++++ DATASET SECTION ++++

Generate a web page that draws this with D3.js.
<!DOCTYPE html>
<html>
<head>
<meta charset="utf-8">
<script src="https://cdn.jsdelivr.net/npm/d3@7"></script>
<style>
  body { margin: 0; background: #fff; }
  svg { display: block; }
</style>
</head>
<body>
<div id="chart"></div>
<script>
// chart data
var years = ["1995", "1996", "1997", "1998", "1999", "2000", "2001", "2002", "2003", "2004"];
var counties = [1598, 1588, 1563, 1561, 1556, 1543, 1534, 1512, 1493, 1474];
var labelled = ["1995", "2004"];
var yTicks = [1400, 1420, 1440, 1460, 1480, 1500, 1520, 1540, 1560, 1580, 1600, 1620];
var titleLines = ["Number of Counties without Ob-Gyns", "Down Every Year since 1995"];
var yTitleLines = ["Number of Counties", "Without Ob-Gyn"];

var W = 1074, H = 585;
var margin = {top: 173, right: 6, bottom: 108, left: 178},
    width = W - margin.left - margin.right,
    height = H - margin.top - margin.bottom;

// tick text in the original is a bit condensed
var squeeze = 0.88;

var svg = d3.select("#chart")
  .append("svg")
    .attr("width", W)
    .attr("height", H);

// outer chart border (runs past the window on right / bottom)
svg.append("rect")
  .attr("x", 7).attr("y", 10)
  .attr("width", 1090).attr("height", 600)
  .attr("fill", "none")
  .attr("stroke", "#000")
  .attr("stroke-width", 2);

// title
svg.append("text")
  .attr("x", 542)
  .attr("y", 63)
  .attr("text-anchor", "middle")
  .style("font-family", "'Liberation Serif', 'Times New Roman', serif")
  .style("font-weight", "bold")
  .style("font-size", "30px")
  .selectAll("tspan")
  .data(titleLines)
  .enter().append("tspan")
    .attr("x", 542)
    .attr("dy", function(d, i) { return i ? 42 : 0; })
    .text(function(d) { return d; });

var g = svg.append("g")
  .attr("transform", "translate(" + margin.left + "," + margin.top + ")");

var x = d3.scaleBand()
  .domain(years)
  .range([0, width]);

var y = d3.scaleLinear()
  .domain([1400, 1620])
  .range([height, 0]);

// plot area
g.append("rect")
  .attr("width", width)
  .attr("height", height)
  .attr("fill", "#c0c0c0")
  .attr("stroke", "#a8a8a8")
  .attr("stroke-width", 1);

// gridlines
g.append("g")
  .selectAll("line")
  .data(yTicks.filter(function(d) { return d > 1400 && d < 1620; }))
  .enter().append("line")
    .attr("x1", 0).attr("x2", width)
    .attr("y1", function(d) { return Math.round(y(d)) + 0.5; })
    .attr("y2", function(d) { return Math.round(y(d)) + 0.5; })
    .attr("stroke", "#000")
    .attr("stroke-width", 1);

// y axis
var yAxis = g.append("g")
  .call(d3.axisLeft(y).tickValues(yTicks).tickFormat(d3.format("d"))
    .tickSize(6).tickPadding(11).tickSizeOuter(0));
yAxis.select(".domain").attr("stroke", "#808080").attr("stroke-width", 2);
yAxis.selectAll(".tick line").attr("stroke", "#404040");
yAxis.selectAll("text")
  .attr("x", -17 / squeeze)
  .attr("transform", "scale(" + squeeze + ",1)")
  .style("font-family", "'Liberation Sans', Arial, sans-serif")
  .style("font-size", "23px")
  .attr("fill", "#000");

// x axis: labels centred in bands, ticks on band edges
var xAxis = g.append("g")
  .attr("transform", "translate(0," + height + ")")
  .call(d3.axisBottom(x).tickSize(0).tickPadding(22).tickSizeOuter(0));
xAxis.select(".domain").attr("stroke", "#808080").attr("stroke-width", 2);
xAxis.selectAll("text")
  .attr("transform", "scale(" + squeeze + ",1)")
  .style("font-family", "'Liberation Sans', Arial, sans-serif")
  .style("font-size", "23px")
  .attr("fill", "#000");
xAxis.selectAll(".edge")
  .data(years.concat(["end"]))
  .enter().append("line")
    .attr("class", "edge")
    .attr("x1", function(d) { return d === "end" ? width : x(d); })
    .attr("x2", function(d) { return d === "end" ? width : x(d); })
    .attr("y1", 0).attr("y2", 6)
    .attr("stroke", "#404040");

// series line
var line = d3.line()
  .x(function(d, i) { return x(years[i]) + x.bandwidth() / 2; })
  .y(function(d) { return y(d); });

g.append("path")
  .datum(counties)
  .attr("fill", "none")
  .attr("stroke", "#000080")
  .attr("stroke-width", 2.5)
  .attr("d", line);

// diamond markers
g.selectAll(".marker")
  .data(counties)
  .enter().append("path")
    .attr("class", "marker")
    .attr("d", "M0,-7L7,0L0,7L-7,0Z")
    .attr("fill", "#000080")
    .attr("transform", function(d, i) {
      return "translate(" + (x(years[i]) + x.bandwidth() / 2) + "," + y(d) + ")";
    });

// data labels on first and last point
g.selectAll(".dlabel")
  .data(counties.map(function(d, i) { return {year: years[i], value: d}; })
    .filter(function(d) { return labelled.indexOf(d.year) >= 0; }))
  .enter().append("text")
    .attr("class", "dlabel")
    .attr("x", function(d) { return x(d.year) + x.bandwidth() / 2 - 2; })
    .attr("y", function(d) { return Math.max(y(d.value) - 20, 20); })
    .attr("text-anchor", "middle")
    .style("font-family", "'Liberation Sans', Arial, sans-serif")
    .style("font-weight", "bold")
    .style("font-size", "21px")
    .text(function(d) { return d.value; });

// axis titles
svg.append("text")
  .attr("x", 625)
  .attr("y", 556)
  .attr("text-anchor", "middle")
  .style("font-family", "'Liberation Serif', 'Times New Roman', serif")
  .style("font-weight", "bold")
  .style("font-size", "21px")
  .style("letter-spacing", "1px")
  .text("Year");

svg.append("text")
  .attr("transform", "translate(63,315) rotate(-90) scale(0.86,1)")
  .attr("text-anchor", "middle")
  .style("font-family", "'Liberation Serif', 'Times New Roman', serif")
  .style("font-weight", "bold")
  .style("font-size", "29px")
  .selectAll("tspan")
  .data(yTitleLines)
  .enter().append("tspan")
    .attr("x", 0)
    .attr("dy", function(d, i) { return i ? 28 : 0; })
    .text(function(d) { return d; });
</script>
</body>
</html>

++++

TASK INSTRUCTIONS: Take the lines above and retype all of them exactly.

EXERCISE RESPONSE:
Generate a web page that draws this with D3.js.
<!DOCTYPE html>
<html>
<head>
<meta charset="utf-8">
<script src="https://cdn.jsdelivr.net/npm/d3@7"></script>
<style>
  body { margin: 0; background: #fff; }
  svg { display: block; }
</style>
</head>
<body>
<div id="chart"></div>
<script>
// chart data
var years = ["1995", "1996", "1997", "1998", "1999", "2000", "2001", "2002", "2003", "2004"];
var counties = [1598, 1588, 1563, 1561, 1556, 1543, 1534, 1512, 1493, 1474];
var labelled = ["1995", "2004"];
var yTicks = [1400, 1420, 1440, 1460, 1480, 1500, 1520, 1540, 1560, 1580, 1600, 1620];
var titleLines = ["Number of Counties without Ob-Gyns", "Down Every Year since 1995"];
var yTitleLines = ["Number of Counties", "Without Ob-Gyn"];

var W = 1074, H = 585;
var margin = {top: 173, right: 6, bottom: 108, left: 178},
    width = W - margin.left - margin.right,
    height = H - margin.top - margin.bottom;

// tick text in the original is a bit condensed
var squeeze = 0.88;

var svg = d3.select("#chart")
  .append("svg")
    .attr("width", W)
    .attr("height", H);

// outer chart border (runs past the window on right / bottom)
svg.append("rect")
  .attr("x", 7).attr("y", 10)
  .attr("width", 1090).attr("height", 600)
  .attr("fill", "none")
  .attr("stroke", "#000")
  .attr("stroke-width", 2);

// title
svg.append("text")
  .attr("x", 542)
  .attr("y", 63)
  .attr("text-anchor", "middle")
  .style("font-family", "'Liberation Serif', 'Times New Roman', serif")
  .style("font-weight", "bold")
  .style("font-size", "30px")
  .selectAll("tspan")
  .data(titleLines)
  .enter().append("tspan")
    .attr("x", 542)
    .attr("dy", function(d, i) { return i ? 42 : 0; })
    .text(function(d) { return d; });

var g = svg.append("g")
  .attr("transform", "translate(" + margin.left + "," + margin.top + ")");

var x = d3.scaleBand()
  .domain(years)
  .range([0, width]);

var y = d3.scaleLinear()
  .domain([1400, 1620])
  .range([height, 0]);

// plot area
g.append("rect")
  .attr("width", width)
  .attr("height", height)
  .attr("fill", "#c0c0c0")
  .attr("stroke", "#a8a8a8")
  .attr("stroke-width", 1);

// gridlines
g.append("g")
  .selectAll("line")
  .data(yTicks.filter(function(d) { return d > 1400 && d < 1620; }))
  .enter().append("line")
    .attr("x1", 0).attr("x2", width)
    .attr("y1", function(d) { return Math.round(y(d)) + 0.5; })
    .attr("y2", function(d) { return Math.round(y(d)) + 0.5; })
    .attr("stroke", "#000")
    .attr("stroke-width", 1);

// y axis
var yAxis = g.append("g")
  .call(d3.axisLeft(y).tickValues(yTicks).tickFormat(d3.format("d"))
    .tickSize(6).tickPadding(11).tickSizeOuter(0));
yAxis.select(".domain").attr("stroke", "#808080").attr("stroke-width", 2);
yAxis.selectAll(".tick line").attr("stroke", "#404040");
yAxis.selectAll("text")
  .attr("x", -17 / squeeze)
  .attr("transform", "scale(" + squeeze + ",1)")
  .style("font-family", "'Liberation Sans', Arial, sans-serif")
  .style("font-size", "23px")
  .attr("fill", "#000");

// x axis: labels centred in bands, ticks on band edges
var xAxis = g.append("g")
  .attr("transform", "translate(0," + height + ")")
  .call(d3.axisBottom(x).tickSize(0).tickPadding(22).tickSizeOuter(0));
xAxis.select(".domain").attr("stroke", "#808080").attr("stroke-width", 2);
xAxis.selectAll("text")
  .attr("transform", "scale(" + squeeze + ",1)")
  .style("font-family", "'Liberation Sans', Arial, sans-serif")
  .style("font-size", "23px")
  .attr("fill", "#000");
xAxis.selectAll(".edge")
  .data(years.concat(["end"]))
  .enter().append("line")
    .attr("class", "edge")
    .attr("x1", function(d) { return d === "end" ? width : x(d); })
    .attr("x2", function(d) { return d === "end" ? width : x(d); })
    .attr("y1", 0).attr("y2", 6)
    .attr("stroke", "#404040");

// series line
var line = d3.line()
  .x(function(d, i) { return x(years[i]) + x.bandwidth() / 2; })
  .y(function(d) { return y(d); });

g.append("path")
  .datum(counties)
  .attr("fill", "none")
  .attr("stroke", "#000080")
  .attr("stroke-width", 2.5)
  .attr("d", line);

// diamond markers
g.selectAll(".marker")
  .data(counties)
  .enter().append("path")
    .attr("class", "marker")
    .attr("d", "M0,-7L7,0L0,7L-7,0Z")
    .attr("fill", "#000080")
    .attr("transform", function(d, i) {
      return "translate(" + (x(years[i]) + x.bandwidth() / 2) + "," + y(d) + ")";
    });

// data labels on first and last point
g.selectAll(".dlabel")
  .data(counties.map(function(d, i) { return {year: years[i], value: d}; })
    .filter(function(d) { return labelled.indexOf(d.year) >= 0; }))
  .enter().append("text")
    .attr("class", "dlabel")
    .attr("x", function(d) { return x(d.year) + x.bandwidth() / 2 - 2; })
    .attr("y", function(d) { return Math.max(y(d.value) - 20, 20); })
    .attr("text-anchor", "middle")
    .style("font-family", "'Liberation Sans', Arial, sans-serif")
    .style("font-weight", "bold")
    .style("font-size", "21px")
    .text(function(d) { return d.value; });

// axis titles
svg.append("text")
  .attr("x", 625)
  .attr("y", 556)
  .attr("text-anchor", "middle")
  .style("font-family", "'Liberation Serif', 'Times New Roman', serif")
  .style("font-weight", "bold")
  .style("font-size", "21px")
  .style("letter-spacing", "1px")
  .text("Year");

svg.append("text")
  .attr("transform", "translate(63,315) rotate(-90) scale(0.86,1)")
  .attr("text-anchor", "middle")
  .style("font-family", "'Liberation Serif', 'Times New Roman', serif")
  .style("font-weight", "bold")
  .style("font-size", "29px")
  .selectAll("tspan")
  .data(yTitleLines)
  .enter().append("tspan")
    .attr("x", 0)
    .attr("dy", function(d, i) { return i ? 28 : 0; })
    .text(function(d) { return d; });
</script>
</body>
</html>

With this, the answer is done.